Meningkatnya angkatan kerja tidak diimbangi oleh banyaknya lapangan kerja yang tersedia, menyebabkan beban tersendiri bagi sistem perekonomian. Angkatan kerja yang tidak tertampung berakhir menjadi pengangguran;
3. Persebaran Kerja yang Tidak Merata
Karena kebanyakan warga Indonesia masih berpikiran “Jawa Sentris” maka pembangunan dan pekerjaan terfokus di Jawa. Hal ini menyebabkan tidak meratanya pembangunan dan belum maksimalnya pengembangan sumberdaya di daerah lain.
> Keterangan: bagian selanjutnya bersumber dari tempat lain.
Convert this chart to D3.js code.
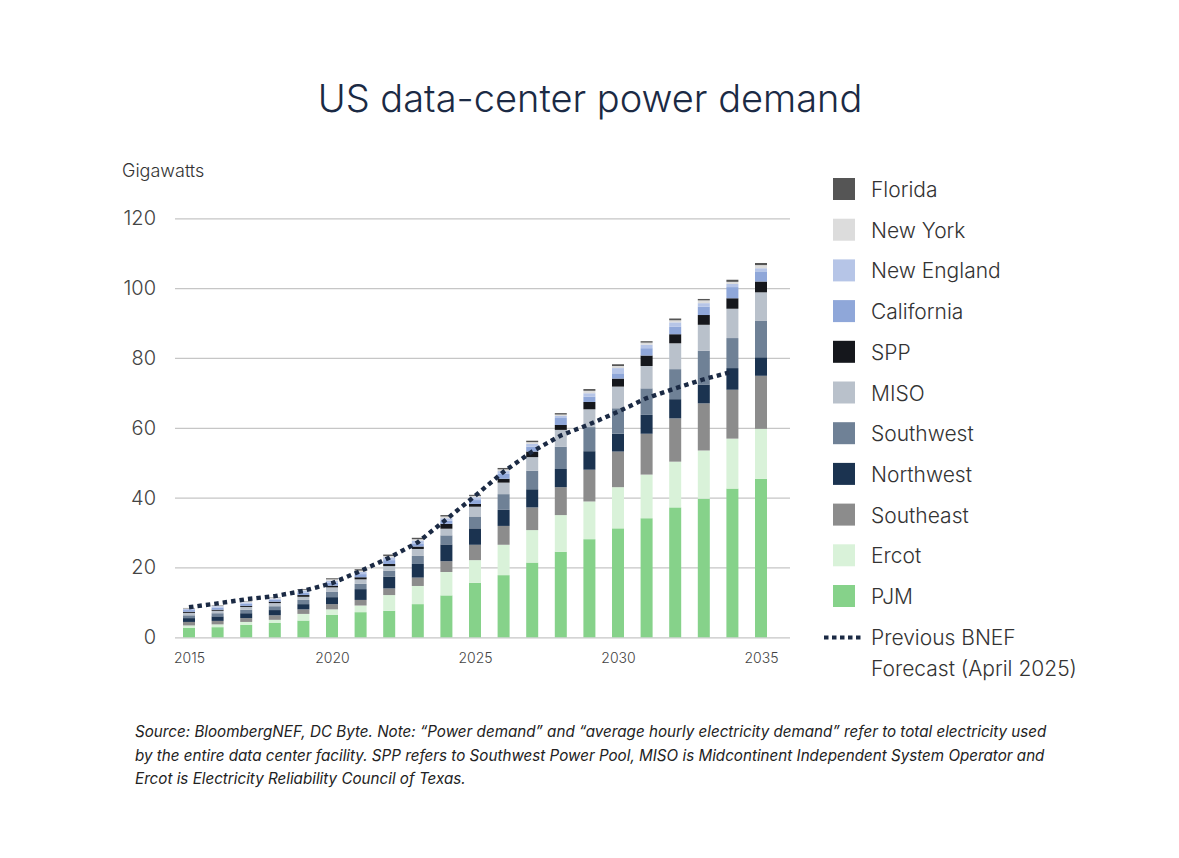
<!DOCTYPE html>
<html><head><meta charset="utf-8">
<script src="https://cdn.jsdelivr.net/npm/d3@7"></script>
<style>
html,body{margin:0;padding:0;background:#ffffff;}
svg{display:block;}
</style></head>
<body>
<svg id="chart" width="1179" height="858"></svg>
<script>
const years = d3.range(2015, 2036);
const seriesNames = ["PJM","Ercot","Southeast","Northwest","Southwest","MISO","SPP","California","New England","New York","Florida"];
const seriesColors = ["#86d28a","#d9f2d9","#8c8c8c","#1b3350","#6f8196","#b9c1cb","#15171c","#8fa7d9","#b6c5e7","#dcdcdc","#555555"];

const PJM        = [2.7,2.9,3.6,4.1,4.8,6.4,7.2,7.6,9.5,12.0,15.6,17.8,21.4,24.5,28.1,31.2,34.1,37.2,39.7,42.6,45.4];
const Ercot      = [0.7,0.8,0.8,0.9,1.9,1.6,1.9,4.5,5.2,6.7,6.5,8.7,9.3,10.5,10.8,11.8,12.5,13.1,13.8,14.3,14.3];
const Southeast  = [1.0,1.0,1.1,1.3,1.3,1.5,1.6,1.9,2.4,3.1,4.4,5.4,6.5,8.0,9.1,10.2,11.7,12.4,13.5,14.0,15.2];
const Northwest  = [1.1,1.3,1.4,1.5,1.5,2.0,3.1,3.4,3.9,4.8,4.7,4.6,5.2,5.2,5.3,5.1,5.4,5.5,5.4,6.2,5.3];
const Southwest  = [0.8,0.9,1.0,1.1,1.2,1.6,1.5,1.7,2.3,2.6,3.4,4.5,5.3,6.4,6.9,7.3,7.6,8.6,9.7,8.6,10.4];
const MISO       = [0.7,0.7,0.8,0.9,0.9,1.2,1.3,1.3,2.0,1.9,2.8,3.3,3.9,4.8,5.1,6.2,6.4,7.4,7.4,8.4,8.2];
const SPP        = [0.3,0.3,0.3,0.4,0.5,0.5,0.6,0.6,0.7,1.4,0.8,1.1,1.6,1.4,2.1,2.3,3.0,2.6,2.8,3.0,3.1];
const California = [0.5,0.6,0.6,0.6,0.7,0.8,0.9,1.1,0.9,0.9,1.1,1.4,1.4,2.0,1.5,1.5,2.1,2.2,2.4,3.2,2.9];
const NewEngland = [0.3,0.4,0.4,0.3,0.6,0.6,0.6,0.8,0.8,0.7,0.8,0.8,0.8,0.6,1.0,1.5,1.0,1.2,1.0,0.9,0.9];
const NewYork    = [0.2,0.2,0.2,0.2,0.2,0.4,0.4,0.4,0.4,0.5,0.4,0.5,0.5,0.4,0.7,0.6,0.6,0.6,0.8,0.6,0.9];
const Florida    = [0.1,0.1,0.1,0.1,0.2,0.3,0.4,0.4,0.4,0.4,0.3,0.4,0.4,0.4,0.5,0.5,0.4,0.5,0.4,0.6,0.6];

const forecastYears = d3.range(2015, 2035);
const forecast = [8.6,9.7,10.9,11.8,13.3,15.5,19.0,22.8,27.2,33.8,40.5,47.4,53.2,57.8,61.0,64.6,68.5,71.3,73.9,76.1];

const yTicks = [0,20,40,60,80,100,120];
const xTickLabels = [2015,2020,2025,2030,2035];
const legendOrder = ["Florida","New York","New England","California","SPP","MISO","Southwest","Northwest","Southeast","Ercot","PJM"];
const footnote = [
  "Source: BloombergNEF, DC Byte. Note: \u201CPower demand\u201D and \u201Caverage hourly electricity demand\u201D refer to total electricity used",
  "by the entire data center facility. SPP refers to Southwest Power Pool, MISO is Midcontinent Independent System Operator and",
  "Ercot is Electricity Reliability Council of Texas."
];

const seriesValues = [PJM,Ercot,Southeast,Northwest,Southwest,MISO,SPP,California,NewEngland,NewYork,Florida];
const table = years.map((yr,i)=>{
  const row = {year:yr};
  seriesNames.forEach((s,j)=>row[s]=seriesValues[j][i]);
  return row;
});

const svg = d3.select("#chart");
const font = "Inter, 'Open Sans', sans-serif";
const x = d3.scaleLinear().domain([2015,2035]).range([189,761]);
const y = d3.scaleLinear().domain([0,120]).range([637.3,218.3]);
const color = d3.scaleOrdinal().domain(seriesNames).range(seriesColors);
const barW = 12;

// title
svg.append("text").attr("x",590).attr("y",112).attr("text-anchor","middle")
  .attr("font-family",font).attr("font-weight",300).attr("font-size",38)
  .attr("fill","#1b2a44").text("US data-center power demand");

svg.append("text").attr("x",122).attr("y",177)
  .attr("font-family",font).attr("font-weight",300).attr("font-size",18)
  .attr("fill","#333").text("Gigawatts");

// grid
const gy = svg.append("g").attr("transform","translate(790,0)");
gy.call(d3.axisLeft(y).tickValues(yTicks).tickSize(615).tickFormat(""));
gy.select(".domain").remove();
gy.selectAll(".tick line").attr("stroke","#c6c6c6").attr("stroke-width",1.3);

svg.append("g").selectAll("text").data(yTicks).join("text")
  .attr("x",156).attr("y",d=>y(d)+7).attr("text-anchor","end")
  .attr("font-family",font).attr("font-weight",300).attr("font-size",20)
  .attr("fill","#444").text(d=>d);

// bars
const stack = d3.stack().keys(seriesNames)(table);
svg.append("g").selectAll("g").data(stack).join("g")
  .attr("fill",d=>color(d.key))
  .selectAll("rect").data(d=>d).join("rect")
  .attr("x",d=>x(d.data.year)-barW/2)
  .attr("y",d=>y(d[1]))
  .attr("width",barW)
  .attr("height",d=>y(d[0])-y(d[1]));

// x axis labels
const gx = svg.append("g").attr("transform","translate(0,637.3)");
gx.call(d3.axisBottom(x).tickValues(xTickLabels).tickSize(0).tickPadding(16).tickFormat(d3.format("d")));
gx.select(".domain").remove();
gx.selectAll("text").attr("font-family",font).attr("font-weight",300).attr("font-size",14).attr("fill","#444");

// forecast line
const line = d3.line().x((d,i)=>x(forecastYears[i])).y(d=>y(d));
svg.append("path").datum(forecast).attr("d",line)
  .attr("fill","none").attr("stroke","#1b2a44").attr("stroke-width",4.4)
  .attr("stroke-dasharray","4.5,4");

// legend
const lg = svg.append("g");
const ly = d3.scaleLinear().domain([0,10]).range([189,596]);
legendOrder.forEach((name,i)=>{
  lg.append("rect").attr("x",833).attr("y",ly(i)-11).attr("width",22).attr("height",22).attr("fill",color(name));
  lg.append("text").attr("x",871).attr("y",ly(i)+8).attr("font-family",font).attr("font-weight",300)
    .attr("font-size",21).attr("fill","#333").text(name);
});
lg.append("line").attr("x1",824).attr("x2",861).attr("y1",637.5).attr("y2",637.5)
  .attr("stroke","#1b2a44").attr("stroke-width",4.2).attr("stroke-dasharray","4.5,3.5");
lg.append("text").attr("x",871).attr("y",645).attr("font-family",font).attr("font-weight",300)
  .attr("font-size",21).attr("fill","#333").text("Previous BNEF");
lg.append("text").attr("x",871).attr("y",676).attr("font-family",font).attr("font-weight",300)
  .attr("font-size",21).attr("fill","#333").text("Forecast (April 2025)");

// footnote
svg.append("g").selectAll("text").data(footnote).join("text")
  .attr("x",135).attr("y",(d,i)=>737+i*23.5)
  .attr("font-family",font).attr("font-style","italic").attr("font-size",15.2)
  .attr("fill","#222").text(d=>d);
</script>
</body></html>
Dapat dikatakan, Indonesia terlambat dalam membangun infrastruktur yang tersebar di seluruh wilayah Indonesia. Serta pembangunan sentra-sentra usaha dan industri juga masih berpusat kepada daerah-daerah yang memang sudah lebih lengkap fasilitasnya. Maka pemerintahan saat ini dan juga dimasa yang akan datang diharapkan lebih mengedepankan pembangunan dan peningkatan industri di luar Jawa. Tentunya hal ini menjadi mungkin jika infrastruktur dan fasilitas pendukungnya lancar dan baik.
Pencanangan berpindahnya ibukota negara dari Jakarta ke Kalimantan Timur seharusnya menjadi suatu itikad yang baik karena dengan sendirinya akan menyebarkan kesempatan lapangan pekerjaan dan pembangunan.
4. Pengangguran
Terjadinya krisis ekonomi dan kurangnya lapangan pekerjaan terkadang membuat perusahaan tidak memiliki pilihan selain memutuskan tenaga kerjanya. Ditambah dengan sempitnya lapangan pekerjaan membuat tenaga kerja produktif menganggur dan mengurangi potensi ekonomi.
Pengangguran yang berjumlah banyak tentunya menjadi suatu permasalahan serius bagi setiap pemerintahan di suatu negara. Pengangguran pada usia produktif akan membuat persaingan usaha menjadi tidak sehat karena akan banyak dampak ikutan yang terjadi dengan banyaknya pengangguran. Sekurang-kurangnya masalah keamanan, persaingan kerja yang tidak sehat ataupun dampak sosial pasti menjadi situasi yang kurang baik bagi proses pembangunan.
Bahkan bagi tenaga kerja yang terampil dan lulusan pendidikan yang baik sekalipun jika tidak mendapatkan kesempatan kerja, maka ketrampilan dan keahliannya perlahan-lahan akan hilang.